Data:

--*--

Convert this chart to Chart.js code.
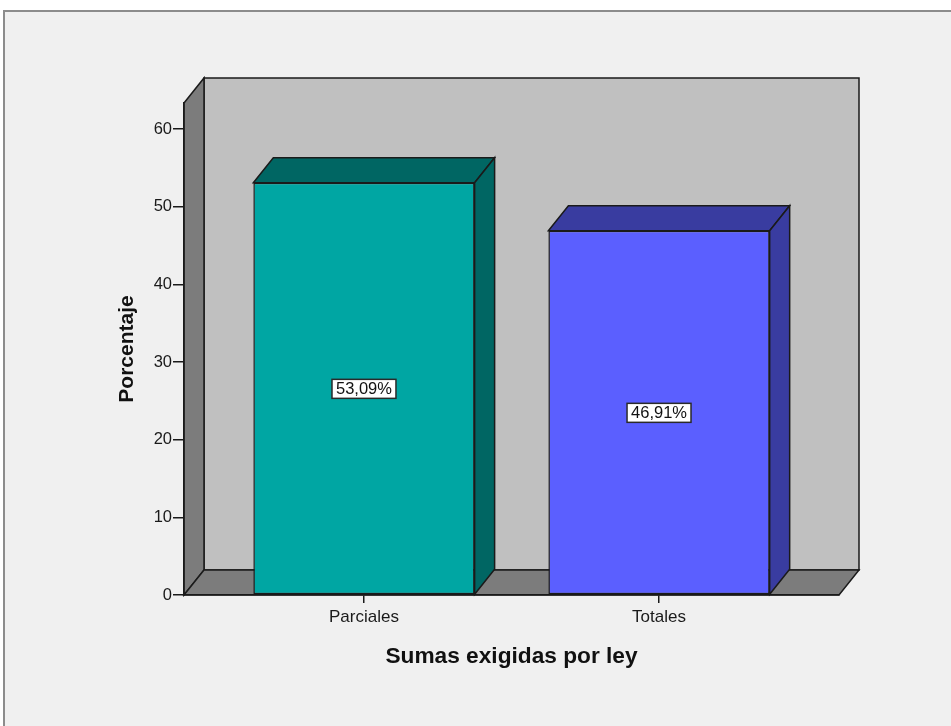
<!DOCTYPE html>
<html>
<head>
<meta charset="utf-8">
<script src="https://cdn.jsdelivr.net/npm/chart.js@4"></script>
<style>
  html, body { margin: 0; padding: 0; background: #ffffff; overflow: hidden; }
  #frame {
    position: absolute; left: 3px; top: 10px; width: 1000px; height: 800px;
    background: #f0f0f0; border-left: 2px solid #8c8c8c; border-top: 2px solid #8c8c8c;
  }
  #chart { position: absolute; left: 0; top: 0; }
</style>
</head>
<body>
<div id="frame"></div>
<canvas id="chart" width="951" height="726"></canvas>
<script>
// Percentage of cases by type of amount required by law
const categories = ['Parciales', 'Totales'];
const percentages = [53.09, 46.91];
const yTickValues = [0, 10, 20, 30, 40, 50, 60];

// Face colours: front face, then the shaded top/side faces
const frontColors = ['#00a6a3', '#5b5fff'];
const shadeColors = ['#006663', '#393ca0'];

const DEPTH_X = 20;
const DEPTH_Y = -25;
const EDGE = '#1a1a1a';
const FONT = '"Liberation Sans", Arial, sans-serif';

function formatPct(v) {
  return v.toFixed(2).replace('.', ',') + '%';
}

function poly(ctx, pts, fill) {
  ctx.beginPath();
  ctx.moveTo(pts[0][0], pts[0][1]);
  for (let i = 1; i < pts.length; i++) ctx.lineTo(pts[i][0], pts[i][1]);
  ctx.closePath();
  ctx.fillStyle = fill;
  ctx.fill();
  ctx.stroke();
}

// Back wall, left wall and floor of the 3D box
const walls = {
  id: 'walls',
  beforeDraw(chart) {
    const { ctx, chartArea: a } = chart;
    ctx.save();
    ctx.strokeStyle = EDGE;
    ctx.lineWidth = 1.5;
    poly(ctx, [[a.left + DEPTH_X, a.top + DEPTH_Y], [a.right + DEPTH_X, a.top + DEPTH_Y],
               [a.right + DEPTH_X, a.bottom + DEPTH_Y], [a.left + DEPTH_X, a.bottom + DEPTH_Y]], '#c0c0c0');
    poly(ctx, [[a.left, a.top], [a.left + DEPTH_X, a.top + DEPTH_Y],
               [a.left + DEPTH_X, a.bottom + DEPTH_Y], [a.left, a.bottom]], '#7c7c7c');
    poly(ctx, [[a.left, a.bottom], [a.left + DEPTH_X, a.bottom + DEPTH_Y],
               [a.right + DEPTH_X, a.bottom + DEPTH_Y], [a.right, a.bottom]], '#7c7c7c');
    ctx.restore();
  }
};

// Top and side faces of each bar, then the value boxes
const bars3d = {
  id: 'bars3d',
  afterDatasetsDraw(chart) {
    const { ctx } = chart;
    const yScale = chart.scales.y;
    const meta = chart.getDatasetMeta(0);
    ctx.save();
    ctx.strokeStyle = EDGE;
    ctx.lineWidth = 1.5;
    meta.data.forEach((bar, i) => {
      const p = bar.getProps(['x', 'y', 'base', 'width'], true);
      const l = p.x - p.width / 2, r = p.x + p.width / 2;
      poly(ctx, [[l, p.y], [l + DEPTH_X, p.y + DEPTH_Y], [r + DEPTH_X, p.y + DEPTH_Y], [r, p.y]], shadeColors[i]);
      poly(ctx, [[r, p.y], [r + DEPTH_X, p.y + DEPTH_Y], [r + DEPTH_X, p.base + DEPTH_Y], [r, p.base]], shadeColors[i]);
    });
    ctx.font = '16.5px ' + FONT;
    ctx.textAlign = 'center';
    ctx.textBaseline = 'middle';
    meta.data.forEach((bar, i) => {
      const text = formatPct(percentages[i]);
      const cy = yScale.getPixelForValue(percentages[i] / 2);
      const w = ctx.measureText(text).width + 8;
      const h = 19;
      ctx.fillStyle = '#ffffff';
      ctx.fillRect(bar.x - w / 2, cy - h / 2, w, h);
      ctx.strokeStyle = '#2a2a2a';
      ctx.lineWidth = 1.5;
      ctx.strokeRect(bar.x - w / 2, cy - h / 2, w, h);
      ctx.fillStyle = '#111111';
      ctx.fillText(text, bar.x, cy + 1);
    });
    ctx.restore();
  }
};

new Chart(document.getElementById('chart'), {
  type: 'bar',
  data: {
    datasets: [{
      data: categories.map((c, i) => ({ x: i, y: percentages[i] })),
      backgroundColor: frontColors,
      borderColor: EDGE,
      borderWidth: 1.5,
      borderSkipped: false,
      categoryPercentage: 0.75,
      barPercentage: 1
    }]
  },
  plugins: [walls, bars3d],
  options: {
    responsive: false,
    animation: false,
    events: [],
    layout: { padding: { top: 103, right: 112, left: 0, bottom: 0 } },
    plugins: { legend: { display: false }, tooltip: { enabled: false } },
    scales: {
      x: {
        type: 'linear',
        offset: false,
        min: -0.61,
        max: 1.61,
        afterBuildTicks: s => { s.ticks = categories.map((c, i) => ({ value: i })); },
        afterFit: s => { s.height = 131; },
        ticks: {
          callback: v => categories[v],
          color: '#1a1a1a',
          padding: 4,
          maxRotation: 0,
          font: { family: FONT, size: 17 }
        },
        grid: { offset: false, drawOnChartArea: false, drawTicks: true, tickLength: 8, color: '#1a1a1a', lineWidth: 1.5 },
        border: { display: true, color: EDGE, width: 1.5 },
        title: {
          display: true,
          text: 'Sumas exigidas por ley',
          color: '#111111',
          font: { family: FONT, size: 22.7, weight: 'bold' },
          padding: { bottom: 56 }
        }
      },
      y: {
        min: 0,
        max: 63.35,
        afterBuildTicks: s => { s.ticks = yTickValues.map(v => ({ value: v })); },
        afterFit: s => { s.width = 184; },
        ticks: {
          color: '#1a1a1a',
          padding: 1,
          font: { family: FONT, size: 16.5 }
        },
        grid: { drawOnChartArea: false, drawTicks: true, tickLength: 11, color: '#1a1a1a', lineWidth: 1.5 },
        border: { display: true, color: EDGE, width: 1.5 },
        title: {
          display: true,
          text: 'Porcentaje',
          color: '#111111',
          font: { family: FONT, size: 21, weight: 'bold' },
          padding: { top: 114.5 }
        }
      }
    }
  }
});
</script>
</body>
</html>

--*--

Do not include the images; transcribe the rest of the listing exactly.

Convert this chart to Chart.js code.
<!DOCTYPE html>
<html>
<head>
<meta charset="utf-8">
<script src="https://cdn.jsdelivr.net/npm/chart.js@4"></script>
<style>
  html, body { margin: 0; padding: 0; background: #ffffff; overflow: hidden; }
  #frame {
    position: absolute; left: 3px; top: 10px; width: 1000px; height: 800px;
    background: #f0f0f0; border-left: 2px solid #8c8c8c; border-top: 2px solid #8c8c8c;
  }
  #chart { position: absolute; left: 0; top: 0; }
</style>
</head>
<body>
<div id="frame"></div>
<canvas id="chart" width="951" height="726"></canvas>
<script>
// Percentage of cases by type of amount required by law
const categories = ['Parciales', 'Totales'];
const percentages = [53.09, 46.91];
const yTickValues = [0, 10, 20, 30, 40, 50, 60];

// Face colours: front face, then the shaded top/side faces
const frontColors = ['#00a6a3', '#5b5fff'];
const shadeColors = ['#006663', '#393ca0'];

const DEPTH_X = 20;
const DEPTH_Y = -25;
const EDGE = '#1a1a1a';
const FONT = '"Liberation Sans", Arial, sans-serif';

function formatPct(v) {
  return v.toFixed(2).replace('.', ',') + '%';
}

function poly(ctx, pts, fill) {
  ctx.beginPath();
  ctx.moveTo(pts[0][0], pts[0][1]);
  for (let i = 1; i < pts.length; i++) ctx.lineTo(pts[i][0], pts[i][1]);
  ctx.closePath();
  ctx.fillStyle = fill;
  ctx.fill();
  ctx.stroke();
}

// Back wall, left wall and floor of the 3D box
const walls = {
  id: 'walls',
  beforeDraw(chart) {
    const { ctx, chartArea: a } = chart;
    ctx.save();
    ctx.strokeStyle = EDGE;
    ctx.lineWidth = 1.5;
    poly(ctx, [[a.left + DEPTH_X, a.top + DEPTH_Y], [a.right + DEPTH_X, a.top + DEPTH_Y],
               [a.right + DEPTH_X, a.bottom + DEPTH_Y], [a.left + DEPTH_X, a.bottom + DEPTH_Y]], '#c0c0c0');
    poly(ctx, [[a.left, a.top], [a.left + DEPTH_X, a.top + DEPTH_Y],
               [a.left + DEPTH_X, a.bottom + DEPTH_Y], [a.left, a.bottom]], '#7c7c7c');
    poly(ctx, [[a.left, a.bottom], [a.left + DEPTH_X, a.bottom + DEPTH_Y],
               [a.right + DEPTH_X, a.bottom + DEPTH_Y], [a.right, a.bottom]], '#7c7c7c');
    ctx.restore();
  }
};

// Top and side faces of each bar, then the value boxes
const bars3d = {
  id: 'bars3d',
  afterDatasetsDraw(chart) {
    const { ctx } = chart;
    const yScale = chart.scales.y;
    const meta = chart.getDatasetMeta(0);
    ctx.save();
    ctx.strokeStyle = EDGE;
    ctx.lineWidth = 1.5;
    meta.data.forEach((bar, i) => {
      const p = bar.getProps(['x', 'y', 'base', 'width'], true);
      const l = p.x - p.width / 2, r = p.x + p.width / 2;
      poly(ctx, [[l, p.y], [l + DEPTH_X, p.y + DEPTH_Y], [r + DEPTH_X, p.y + DEPTH_Y], [r, p.y]], shadeColors[i]);
      poly(ctx, [[r, p.y], [r + DEPTH_X, p.y + DEPTH_Y], [r + DEPTH_X, p.base + DEPTH_Y], [r, p.base]], shadeColors[i]);
    });
    ctx.font = '16.5px ' + FONT;
    ctx.textAlign = 'center';
    ctx.textBaseline = 'middle';
    meta.data.forEach((bar, i) => {
      const text = formatPct(percentages[i]);
      const cy = yScale.getPixelForValue(percentages[i] / 2);
      const w = ctx.measureText(text).width + 8;
      const h = 19;
      ctx.fillStyle = '#ffffff';
      ctx.fillRect(bar.x - w / 2, cy - h / 2, w, h);
      ctx.strokeStyle = '#2a2a2a';
      ctx.lineWidth = 1.5;
      ctx.strokeRect(bar.x - w / 2, cy - h / 2, w, h);
      ctx.fillStyle = '#111111';
      ctx.fillText(text, bar.x, cy + 1);
    });
    ctx.restore();
  }
};

new Chart(document.getElementById('chart'), {
  type: 'bar',
  data: {
    datasets: [{
      data: categories.map((c, i) => ({ x: i, y: percentages[i] })),
      backgroundColor: frontColors,
      borderColor: EDGE,
      borderWidth: 1.5,
      borderSkipped: false,
      categoryPercentage: 0.75,
      barPercentage: 1
    }]
  },
  plugins: [walls, bars3d],
  options: {
    responsive: false,
    animation: false,
    events: [],
    layout: { padding: { top: 103, right: 112, left: 0, bottom: 0 } },
    plugins: { legend: { display: false }, tooltip: { enabled: false } },
    scales: {
      x: {
        type: 'linear',
        offset: false,
        min: -0.61,
        max: 1.61,
        afterBuildTicks: s => { s.ticks = categories.map((c, i) => ({ value: i })); },
        afterFit: s => { s.height = 131; },
        ticks: {
          callback: v => categories[v],
          color: '#1a1a1a',
          padding: 4,
          maxRotation: 0,
          font: { family: FONT, size: 17 }
        },
        grid: { offset: false, drawOnChartArea: false, drawTicks: true, tickLength: 8, color: '#1a1a1a', lineWidth: 1.5 },
        border: { display: true, color: EDGE, width: 1.5 },
        title: {
          display: true,
          text: 'Sumas exigidas por ley',
          color: '#111111',
          font: { family: FONT, size: 22.7, weight: 'bold' },
          padding: { bottom: 56 }
        }
      },
      y: {
        min: 0,
        max: 63.35,
        afterBuildTicks: s => { s.ticks = yTickValues.map(v => ({ value: v })); },
        afterFit: s => { s.width = 184; },
        ticks: {
          color: '#1a1a1a',
          padding: 1,
          font: { family: FONT, size: 16.5 }
        },
        grid: { drawOnChartArea: false, drawTicks: true, tickLength: 11, color: '#1a1a1a', lineWidth: 1.5 },
        border: { display: true, color: EDGE, width: 1.5 },
        title: {
          display: true,
          text: 'Porcentaje',
          color: '#111111',
          font: { family: FONT, size: 21, weight: 'bold' },
          padding: { top: 114.5 }
        }
      }
    }
  }
});
</script>
</body>
</html>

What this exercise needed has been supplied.